Capp already had a family of his own by the time Li’l
Abner
got started. Prior to that he eked out a meager living
mainly by assisting other daily strip cartoonists, most notably Ham
Fisher, creator of the then-popular boxing strip Joe
Palooka
. Little did Capp know it at the time, but in Fisher he
was looking at his own future self: a man of great success and
wealth with an insatiable appetite for fame, praise, and beautiful
women. While encouraging to the younger artist to his face, Fisher
pathologically tried to undermine Capp’s career at every turn. Capp
sussed this out immediately, and understandably exploited every
opportunity to trick, insult, or humiliate Fisher, usually in
print. This lead to a vicious cycle that culminated years later in
Ham Fisher’s suicide. Capp was only a small part of the wretched
Fisher’s problems by that point, though the vengeful Capp still
relished taking full credit for the tragedy, much to other people’s
horror. Capp also indulged in prearranged feuds with other, usually
willing cartoonists—ostensibly for publicity purposes, though the
sadistic, misanthropic glee Capp took in these supposedly
good-natured antics was always apparent.

By the early 1950s Li’l Abner was a full-blown cultural
phenomenon, while its energetic and opportunistic creator had his
finger in a countless number of pies. There were merchandising and
movie deals, product tie-ins, a successful Broadway musical, and
even an odd, short-lived Fearless Fosdick TV puppet show,
plus essays for the most well-read magazines of the day. None of
this would have been possible without the help of assistants, and
by this time Capp had a whole slew talented artists working for
him, including famed sci-fi illustrator Frank Frazetta. That also
allowed Capp time to wallow in his celebrity status, hob-nobbing
with other celebs in Hollywood and New York and using his fame to
seduce naive young starlets.

Capp went through an ideological transformation during the 1960s
that left many people astounded. Prior to then he’d always been a
rather typical New Deal Democrat, albeit a particularly fearless
and sharp-tongued one, which made him a highly valued ally to his
fellow liberals. The counterculture changed all that: The beatniks,
the folkies, and the hippies all disgusted him. Soon his strip was
targeting the likes of Joan Baez rather than Joe McCarthy. Imagine
Michael Moore suddenly turning overnight into Bill O’Reilly. It was
that dramatic.

Capp, to be fair, was a first-rate hippie-baiter—an easy target,
yes, but he could make you laugh even when you completely disagreed
with him. This led to a new side career for Capp, as he became the
highest-paid speaker of the campus lecture circuit. His shtick was
to bait and insult his audience as much as possible, while they
responded in kind. It was pure sado-masochistic theater—just a big,
dumb shouting match—and he relished every second of it.
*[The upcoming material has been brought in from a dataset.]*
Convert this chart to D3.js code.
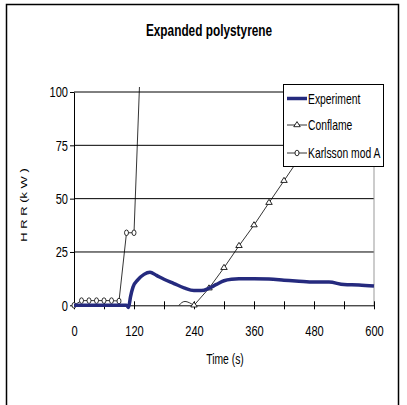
<!DOCTYPE html>
<html><head><meta charset="utf-8">
<script src="https://cdn.jsdelivr.net/npm/d3@7"></script>
<style>
html,body{margin:0;padding:0;background:#fff;}
svg text{font-family:"Liberation Sans",Arial,sans-serif;fill:#000;}
</style></head>
<body>
<svg id="c" width="407" height="405"></svg>
<script>
// ---- data ----
const title = "Expanded polystyrene";
const xLabel = "Time (s)";
const yLabel = "H R R  (k W )";
const seriesNames = ["Experiment", "Conflame", "Karlsson mod A"];
const xTicks = [0, 120, 240, 360, 480, 600];
const xMinorTicks = [0, 60, 120, 180, 240, 300, 360, 420, 480, 540, 600];
const yTicks = [0, 25, 50, 75, 100];

const expTime = [0, 100, 105, 109, 113, 118, 128, 140, 152, 165, 180, 200, 220, 240, 255, 270, 285, 300, 315, 330, 360, 390, 420, 450, 480, 510, 540, 570, 600];
const expHRR  = [0, 0, 0, -1, 4, 8.5, 12, 14.5, 15.5, 14, 12.2, 10.2, 8.2, 6.9, 6.9, 8, 9.8, 11.5, 12.2, 12.4, 12.4, 12.3, 11.8, 11.3, 10.9, 10.9, 9.7, 9.5, 9];

const conflameLeadTime = [210, 222, 240];
const conflameLeadHRR  = [0, 1.8, 0];
const conflameTime = [240, 270, 300, 330, 360, 390, 420, 450, 480, 510, 540];
const conflameHRR  = [0, 8, 17.6, 27.9, 37.6, 48.1, 58.4, 68.8, 79.2, 89.6, 100];

const karlssonTime = [0, 15, 30, 45, 60, 75, 90, 105, 120, 135];
const karlssonHRR  = [0, 2.2, 2.2, 2.2, 2.2, 2.2, 2.0, 34, 34, 128];

// ---- drawing ----
const SX = 0.74; // horizontal text compression
const svg = d3.select("#c");
const x = d3.scaleLinear().domain([0, 600]).range([74, 374]);
const y = d3.scaleLinear().domain([0, 100]).range([305.3, 92]);

function txt(g, tx, ty, s, size, anchor, weight, rot) {
  return g.append("text")
    .attr("transform", `translate(${tx},${ty}) scale(${SX},1)` + (rot ? ` rotate(${rot})` : ""))
    .attr("text-anchor", anchor).attr("font-size", size)
    .attr("font-weight", weight || "normal").text(s);
}

// outer frame
svg.append("rect").attr("x", 6.5).attr("y", 4.5).attr("width", 392).attr("height", 420)
  .attr("fill", "none").attr("stroke", "#000").attr("stroke-width", 1.5);

// gridlines
svg.append("g").selectAll("line").data(yTicks.filter(d => d > 0)).join("line")
  .attr("x1", x(0)).attr("x2", x(600)).attr("y1", d => y(d)).attr("y2", d => y(d))
  .attr("stroke", "#000").attr("stroke-width", 1);
// plot right border
svg.append("line").attr("x1", x(600)).attr("x2", x(600)).attr("y1", y(100)).attr("y2", y(0))
  .attr("stroke", "#999").attr("stroke-width", 1);

// y axis
const gy = svg.append("g").attr("transform", `translate(${x(0)},0)`)
  .call(d3.axisLeft(y).tickValues(yTicks).tickSize(4).tickPadding(2).tickSizeOuter(0));
gy.select(".domain").attr("stroke", "#000");
gy.selectAll("text").attr("font-size", 15).attr("transform", `scale(${SX},1)`)
  .attr("x", -6 / SX).attr("font-family", '"Liberation Sans",Arial,sans-serif');

// x axis
const gx = svg.append("g").attr("transform", `translate(0,${y(0)})`)
  .call(d3.axisBottom(x).tickValues(xMinorTicks).tickSize(4).tickFormat(d => xTicks.includes(d) ? d : "").tickSizeOuter(0));
gx.select(".domain").attr("stroke", "#000");
gx.selectAll(".tick line").attr("y1", -4).attr("y2", 4).attr("stroke", "#000");
gx.selectAll("text").attr("font-size", 15).attr("transform", `scale(${SX},1)`)
  .attr("y", 20).attr("font-family", '"Liberation Sans",Arial,sans-serif');

// clip
svg.append("clipPath").attr("id", "clip").append("rect")
  .attr("x", x(0) - 5).attr("y", y(102.3)).attr("width", x(600) - x(0) + 10).attr("height", y(-10) - y(102.3));
const plot = svg.append("g").attr("clip-path", "url(#clip)");

const line = d3.line().x(d => x(d[0])).y(d => y(d[1]));
const zip = (a, b) => a.map((v, i) => [v, b[i]]);

// Karlsson
plot.append("path").datum(zip(karlssonTime, karlssonHRR)).attr("d", line)
  .attr("fill", "none").attr("stroke", "#000").attr("stroke-width", 0.8);
plot.selectAll(".km").data(zip(karlssonTime, karlssonHRR).filter(d => d[1] < 100)).join("ellipse")
  .attr("cx", d => x(d[0])).attr("cy", d => y(d[1])).attr("rx", 2).attr("ry", 2.8)
  .attr("fill", "#fff").attr("stroke", "#000").attr("stroke-width", 0.8);

// Conflame
plot.append("path").datum(zip(conflameLeadTime, conflameLeadHRR)).attr("d", line.curve(d3.curveNatural))
  .attr("fill", "none").attr("stroke", "#000").attr("stroke-width", 0.8);
line.curve(d3.curveLinear);
plot.append("path").datum(zip(conflameTime, conflameHRR)).attr("d", line)
  .attr("fill", "none").attr("stroke", "#000").attr("stroke-width", 0.8);
const tri = d3.symbol().type(d3.symbolTriangle).size(15);
plot.selectAll(".cm").data(zip(conflameTime, conflameHRR)).join("path")
  .attr("transform", d => `translate(${x(d[0])},${y(d[1])}) scale(1.1,1)`).attr("d", tri)
  .attr("fill", "#fff").attr("stroke", "#000").attr("stroke-width", 0.8);

// Experiment
plot.append("path").datum(zip(expTime, expHRR)).attr("d", d3.line().x(d => x(d[0])).y(d => y(d[1])).curve(d3.curveMonotoneX))
  .attr("fill", "none").attr("stroke", "#252A7E").attr("stroke-width", 3.5).attr("stroke-linejoin", "round");

// legend
const lg = svg.append("g");
lg.append("rect").attr("x", 283.5).attr("y", 84.5).attr("width", 100).attr("height", 82)
  .attr("fill", "#fff").attr("stroke", "#000").attr("stroke-width", 1);
const ly = [98.5, 125, 153];
seriesNames.forEach((n, i) => {
  lg.append("line").attr("x1", 287).attr("x2", 307).attr("y1", ly[i]).attr("y2", ly[i])
    .attr("stroke", i === 0 ? "#252A7E" : "#000").attr("stroke-width", i === 0 ? 3.5 : 0.8);
  if (i === 1) lg.append("path").attr("transform", `translate(297,${ly[i]}) scale(1.1,1)`).attr("d", tri)
    .attr("fill", "#fff").attr("stroke", "#000").attr("stroke-width", 0.8);
  if (i === 2) lg.append("ellipse").attr("cx", 297).attr("cy", ly[i]).attr("rx", 2).attr("ry", 2.8)
    .attr("fill", "#fff").attr("stroke", "#000").attr("stroke-width", 0.8);
  txt(lg, 308, ly[i] + 5, n, 14, "start");
});

// titles
txt(svg, 209, 36, title, 16, "middle", "bold");
txt(svg, 225, 364, xLabel, 14, "middle");
txt(svg, 27, 205, yLabel, 13, "middle", "normal", -90);
</script>
</body></html>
This was the beginning of the end for Capp, both creatively and
personally. For one thing, his newfound political worldview was
purely reactionary, hardly the type of “conservatism” that a
Reason fan might relate to or admire. As late as 1964 he
was still making fun of Goldwater, yet four years later Richard
Nixon and Spiro Agnew were his political heroes (and soon to be
close friends and confidants). His ideology boiled down to
resenting young people, supporting the Vietnam War, and being
chummy with the people in power.

Worse still were Capp’s relations with women. Being an
equal-opportunity hater of everyone and everything, a certain
amount of misogyny always permeated his strips. Yet by the early
’50s his wealth and fame, coupled his life-long womanizing
compulsion, had devolved to the casting-couch school of
“seduction.” One of the co-authors of this book, Denis Kitchen, is
a long time publisher of Li’l Abner reprint collections,
which made me wonder if he’d be inclined to pull his punches
regarding this part of Capp’s life. To his credit, this book makes
no effort at shying away from the by-now infamous tales of his
attempts at seducing and even sexually assaulting aspiring
actresses, including a young Goldie Hawn and a distraught and
disheveled Grace Kelly.

But Capp reached a new low during his campus lecture tours,
which he hoped would serve as his chance to get it on with the
young co-eds he resented so much. His batting average must have
been close to zero, and he became what sounds like a serial rapist.
Make that a serial failed rapist, since the few women who reported
their encounters with him to the authorities always got away, as
Capp routinely removed his prosthetic leg along with his pants. One
would-be victim described tipping him over like a floor lamp, as he
crashed into the hotel furniture. It almost seemed as if it was
humiliation, not sex, that he was truly striving for.

In 1971, Capp succeeded in physically forcing a 20-year-old
Wisconsin college student to perform oral sex on him. To her
credit, and against overwhelming pressure, the student pressed
charges. Capp was eventually charged—not with rape, but with three
lesser counts: indecent exposure, sodomy, and weirdest of all,
“attempted adultery.” He was only found guilty of the latter.
Clearly he got off easy, but his career and reputation were
irreparably damaged. He was now a pariah as well as a physical and
emotional wreck.

After that, his strip limped along for a while, his health
collapsed, and one personal tragedy followed another. He even
considered suicide—much to the delight of Ham Fisher’s ghost, I’m
sure.

It was during this time, in the early to mid ’70s, that I was
finally old enough to appreciate Li’l Abner. I thought it
was brilliant. Little did I know that long-term fans of the strip
now found it a wretched shadow of its former glory, or that its
creator was even more wretched. It still stood out from the rest of
the funny-paper dreck, and when I got a chance to read the work
Capp did in his heyday, it was a revelation. The only thing that
worries me about this book is that its subject’s flaws may make
people disinclined to read the classic Li’l Abner strips,
which remain some of the finest comics ever created.